Here we describe the core classes that programmers will need to be familiar with for application programming with Beehive.


4.1 Node

Beehive provides a Java class called Node which represents a graph vertex in a graph. Each Node in Beehive maintains the following information:

Programmers can extend this class in order to add application-specific functionality by writing a subclass of Node. For example, consider the GraphColoring problem which requires each Node to maintain its color and whether or not it has been marked. A possible subclass then, would be GCNode where additional fields and behaviors can be defined.

        public GCNode extends Node implements Exernalizable {
            boolean marked;
            int color;
            // Auxiliary methods
        }
    

It is important to note that Node is Externalizable since they can be retrieved from a remote server or created on one server but deposited on another. The fields that need to persist across the network must therefore be saved and retrieved in the writeExternal and readExternal methods respectively. Using the GCNode as an example:

        public void writeExternal(ObjectOutput out) throws IOException {
            super.writeExternal(out);           // Required
            out.writeBoolean(this.marked);
            out.writeInt(this.color);
        }

        public void readExternal(ObjectInput in) throws IOException, ClassNotFoundException {
            super.readExternal(in);             // Required
            this.marked = in.readBoolean();
            this.color = in.readInt();
        }
    

Note that the fields provided by the Node class are not automatically saved and retrieved, thus a call to super is required.

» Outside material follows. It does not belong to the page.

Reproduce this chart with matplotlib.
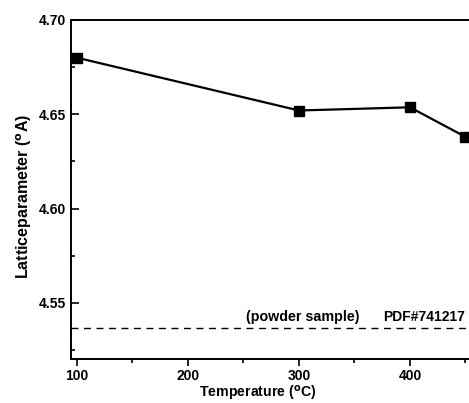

It is also important to note that Beehive stores all graph vertices as Node objects so that several subclasses of Nodes can exist in the StorageSystem. Therefore, all node retrievals are returned as a Node object. It is up to the programmer to type-check the nodes and make the appropriate type-cast(s) if necessary.


4.2 NodeData

Beehive provides a NodeData class which serves for fine-grain operations within the application. The NodeData class provides the capability to query and update specific properties of a Node without having to retrieve the entire Node object from the StorageSystem. This reduces communication costs when subclasses of Node are complex and one only needs a subset of properties. The NodeData achieves this by maintaining the following:

An example of NodeData usage can be found in Chapter 6


4.3 Edges

Beehive provides an Edge class to represent the connections between graph vertices. The Beehive Edge class maintains no information. Thus, using the base Edge class serves no purpose other than representing a connection between any two nodes. Programmers can extend this class in order to add application-specific functionality by writing a subclass of Edge. For example, in the Single Source ShortestPath problem, edges maintain the weight/distance between two adjacent nodes. Thus, a possible subclass would be SPEdge where additional fields and behaviors can be defined.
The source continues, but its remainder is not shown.